L'échec cuisant de l'extrême gauche aux législatives (résultat le plus bas depuis la Ve République) est un témoin de plus de la crise que nous vivons. Il nous faut plus que jamais reprendre nos discussions à zéro et comprendre que le pari du « parti qui ne tranche pas » n'est pas gagnant, même pas dans les élections. Ce résultat montre aussi qu'il aurait fallu refuser le chantage de la GA, trouver de l'argent par nos propres moyens, quitte à présenter moins de candidats, mais en se donnant les moyens de faire de véritables campagnes.
En face, le Front National progresse en proposant ses explications de la crise et ses solutions, puantes et réactionnaires, mais qui donnent aux victimes de la crise l'impression qu’elles sont crédibles.
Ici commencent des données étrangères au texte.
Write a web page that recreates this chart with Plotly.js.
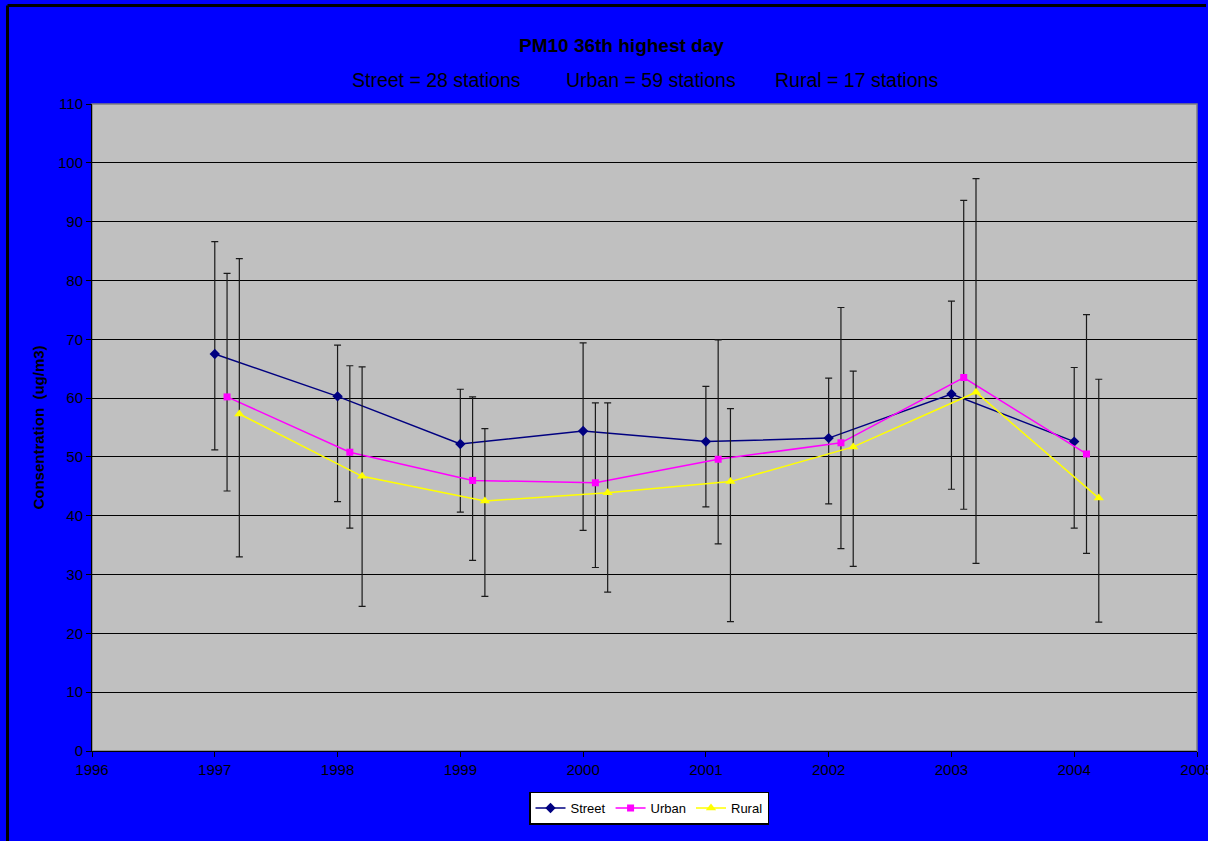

Dans son combat contre le FN, le Front de Gauche a lui aussi un discours qui semble plausible, car réformiste et institutionnel, mais il y a un énorme risque qu’il déçoive ensuite gravement les travailleurs qu’il a mobilisés et les renvoie vers l’extrême droite. Cela rend d’autant plus urgent de construire un parti prêt à réagir dans une crise révolutionnaire et qui arrive ici et maintenant à regrouper les militant-e-s les plus conscient-es de notre classe.
Avec une stratégie révolutionnaire plus claire, nous aurions sans doute eu de meilleurs échos parmi celles et ceux qui ont lutté ces dernières années et nous aurions pu gagner bien plus de militant-e-s. Il ne s’agit pas de dire que la propagande de la révolution et du communisme est une recette miracle, sinon LO avec sa campagne atemporelle aurait connu un énorme succès. Il s’agit de défendre un programme de transition concret pour amener les plus révoltés à la conscience anticapitaliste, en ayant une perspective à leur proposer. Et, au lieu de surestimer les élections, il faut prendre la décision de s’implanter centralement dans le monde du travail et la jeunesse pour construire solidement le parti, intervenir de façon efficace dans les luttes réelles et savoir enfin y prendre des initiatives.
C’est pourquoi nous avons initié, avec d’autres camarades qui ont voté P4 ou P2 au congrès, la plateforme E « pour une politique révolutionnaire indépendante du réformisme et donnant la priorité aux luttes ».